Can I use custom physics engines for training?

Yes, modular frameworks allow you to customize and extend capabilities by selecting from various physics engines. Depending on your specific contact modeling needs, you can integrate engines such as Newton, PhysX, or MuJoCo.

Why use containerized environments like Docker for ROS 2 training?

Containerization isolates the complex dependencies of deep learning libraries from specific ROS 2 distributions, like Humble or Jazzy. This prevents system conflicts and ensures complete reproducibility across different machines and deployment environments.

Conclusion

Integrating robot learning frameworks directly with ROS 2 Humble and Jazzy is essential for deploying sophisticated AI policies to physical hardware efficiently. By utilizing established communication nodes across both simulation and physical execution, engineering teams can build more reliable autonomous systems without constantly rewriting translation code to bridge the gap between their software and hardware.
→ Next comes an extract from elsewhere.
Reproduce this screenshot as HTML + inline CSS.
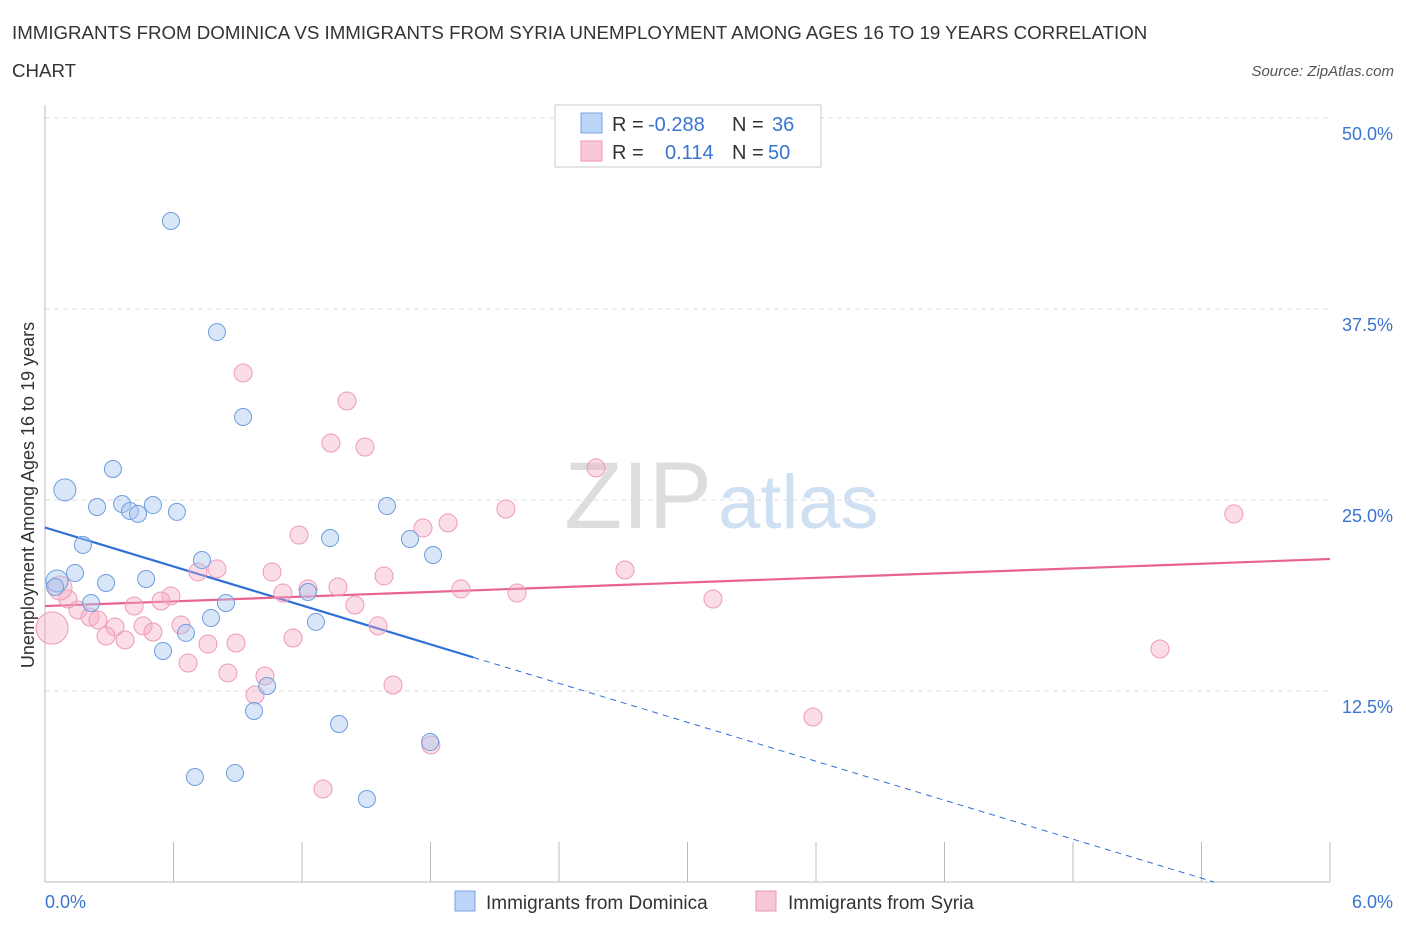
<!DOCTYPE html>
<html><head><meta charset="utf-8"><style>
body{margin:0;background:#fff;font-family:"Liberation Sans",sans-serif;}
svg text{font-family:"Liberation Sans",sans-serif;}
</style></head><body>
<svg id="chart" width="1406" height="930">
<text x="12" y="39" font-size="18.7" fill="#333">IMMIGRANTS FROM DOMINICA VS IMMIGRANTS FROM SYRIA UNEMPLOYMENT AMONG AGES 16 TO 19 YEARS CORRELATION</text>
<text x="12" y="77" font-size="18.7" fill="#333">CHART</text>
<text x="1394" y="76" font-size="15" fill="#555" font-style="italic" text-anchor="end">Source: ZipAtlas.com</text>
<text x="712" y="528" font-size="95" fill="#ddd" text-anchor="end" font-family="Liberation Serif">ZIP</text>
<text x="718" y="528" font-size="76" fill="#cfe0f3">atlas</text>
<g id="grid"></g><g id="trend"></g><g id="pts"></g>
<text transform="translate(34,495) rotate(-90)" font-size="18" fill="#333" text-anchor="middle">Unemployment Among Ages 16 to 19 years</text>
<text x="45" y="908" font-size="18" fill="#3a74d0">0.0%</text>
<text x="1393" y="908" font-size="18" fill="#3a74d0" text-anchor="end">6.0%</text>
<g>
<rect x="555" y="105" width="266" height="62" fill="#fff" stroke="#ccc"/>
<rect x="581" y="113" width="21" height="20" fill="#bcd4f7" stroke="#7aa6e6"/>
<rect x="581" y="141" width="21" height="20" fill="#f9c8d7" stroke="#ee94b1"/>
<text x="612" y="131" font-size="20" fill="#333">R = </text><text x="648" y="131" font-size="20" fill="#3a74d0">-0.288</text>
<text x="732" y="131" font-size="20" fill="#333">N = </text><text x="772" y="131" font-size="20" fill="#3a74d0">36</text>
<text x="612" y="159" font-size="20" fill="#333">R = </text><text x="665" y="159" font-size="20" fill="#3a74d0">0.114</text>
<text x="732" y="159" font-size="20" fill="#333">N = </text><text x="768" y="159" font-size="20" fill="#3a74d0">50</text>
</g>
<g><rect x="455" y="891" width="20" height="20" fill="#bcd4f7" stroke="#7aa6e6"/><text x="486" y="909" font-size="19" fill="#333">Immigrants from Dominica</text></g>
<g><rect x="756" y="891" width="20" height="20" fill="#f9c8d7" stroke="#ee94b1"/><text x="788" y="909" font-size="19" fill="#333">Immigrants from Syria</text></g>
</svg>
<script>
const yTicks=[12.5,25,37.5,50];
const yTickLabels=["12.5%","25.0%","37.5%","50.0%"];
const xTicks=[0,0.6,1.2,1.8,2.4,3,3.6,4.2,4.8,5.4,6];
const domX=[0.588,0.803,0.925,0.317,0.093,0.243,0.360,0.397,0.434,0.504,0.616,1.597,0.177,0.733,0.140,0.285,0.472,0.056,0.047,0.215,0.845,0.775,1.228,1.331,1.704,1.812,1.265,0.658,0.551,1.037,0.976,1.373,1.798,0.700,0.887,1.503];
const domY=[43.26,35.99,30.43,27.03,25.66,24.54,24.74,24.28,24.09,24.67,24.22,24.61,22.06,21.07,20.22,19.57,19.83,19.70,19.31,18.26,18.26,17.28,18.98,22.51,22.45,21.40,17.02,16.30,15.12,12.83,11.19,10.34,9.16,6.87,7.13,5.43];
const syrX=[0.925,1.410,1.335,1.494,2.573,2.152,1.882,1.765,1.186,5.551,2.708,0.803,0.714,1.060,1.583,1.368,1.228,1.111,1.942,2.204,3.119,0.588,0.542,0.416,1.447,0.107,0.070,0.154,0.210,0.247,0.327,0.458,0.504,0.635,0.285,0.374,0.761,0.892,1.158,1.555,0.668,0.854,1.027,0.981,1.625,5.206,3.586,1.802,1.298,0.033];
const syrY=[33.31,31.48,28.73,28.47,27.10,24.41,23.50,23.17,22.71,24.09,20.42,20.49,20.29,20.29,20.03,19.31,19.18,18.91,19.18,18.91,18.52,18.72,18.39,18.06,18.13,18.52,19.24,17.80,17.34,17.15,16.69,16.76,16.36,16.82,16.10,15.84,15.58,15.64,15.97,16.76,14.33,13.68,13.48,12.24,12.89,15.25,10.80,8.97,6.09,16.62];
const domTrend=[23.2,-4.25];
const syrTrend=[18.06,0.513];
const NS="http://www.w3.org/2000/svg";
const X=v=>45+v/6*1285, Y=v=>882-v/12.5*191;
function mk(tag,attrs,parent){const e=document.createElementNS(NS,tag);for(const k in attrs)e.setAttribute(k,attrs[k]);document.getElementById(parent).appendChild(e);return e;}
yTicks.forEach((t,i)=>{
  const l=mk('line',{x1:45,x2:1330,y1:Y(t),y2:Y(t),stroke:'#ddd','stroke-dasharray':'5,4'},'grid');
  
  
  const tx=mk('text',{x:1393,y:Y(t)+22,'font-size':18,fill:'#3a74d0','text-anchor':'end'},'grid');
  tx.textContent=yTickLabels[i];
  
  
});
mk('line',{x1:45,x2:45,y1:105,y2:882,stroke:'#bbb'},'grid');
mk('line',{x1:45,x2:1330,y1:882,y2:882,stroke:'#bbb'},'grid');
xTicks.forEach(t=>{
  const l=mk('line',{x1:X(t),x2:X(t),y1:842,y2:882,stroke:'#bbb'},'grid');
  
  
});
const bEnd=2.0, bZero=-domTrend[0]/domTrend[1];
let t1=mk('line',{x1:X(0),y1:Y(domTrend[0]),x2:X(bEnd),y2:Y(domTrend[0]+domTrend[1]*bEnd),stroke:'#2f6fd6','stroke-width':2.2},'trend');


let t2=mk('line',{x1:X(bEnd),y1:Y(domTrend[0]+domTrend[1]*bEnd),x2:X(bZero),y2:Y(0),stroke:'#2f6fd6','stroke-width':1,'stroke-dasharray':'6,5'},'trend');


let t3=mk('line',{x1:X(0),y1:Y(syrTrend[0]),x2:X(6),y2:Y(syrTrend[0]+syrTrend[1]*6),stroke:'#e8638f','stroke-width':2.2},'trend');


syrX.forEach((x,i)=>{
  const r=i===syrX.length-1?16:(i===26?12:9);
  const c=mk('circle',{cx:X(x),cy:Y(syrY[i]),r:r,fill:'rgba(246,170,195,0.4)',stroke:'#ef9ab6','stroke-width':1},'pts');
  
  
});
domX.forEach((x,i)=>{
  const r=(i===4||i===17)?11:8.5;
  const c=mk('circle',{cx:X(x),cy:Y(domY[i]),r:r,fill:'rgba(170,200,240,0.45)',stroke:'#6f9edf','stroke-width':1},'pts');
  
  
});
</script>
</body></html>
Using capable simulation platforms and standardized communication ensures that developers can train intelligent agents safely while actively minimizing the reality gap. This method protects expensive physical hardware during the early, unpredictable phases of reinforcement learning and significantly accelerates the overall timeline from initial concept to physical deployment.

To get started, developers should evaluate modular, GPU-accelerated frameworks that offer native compatibility with their preferred robotics middleware. Setting up a cleanly containerized deployment for these environments and testing policies on foundational robot assets in simulation will provide a strong, reliable baseline for eventual real-world application.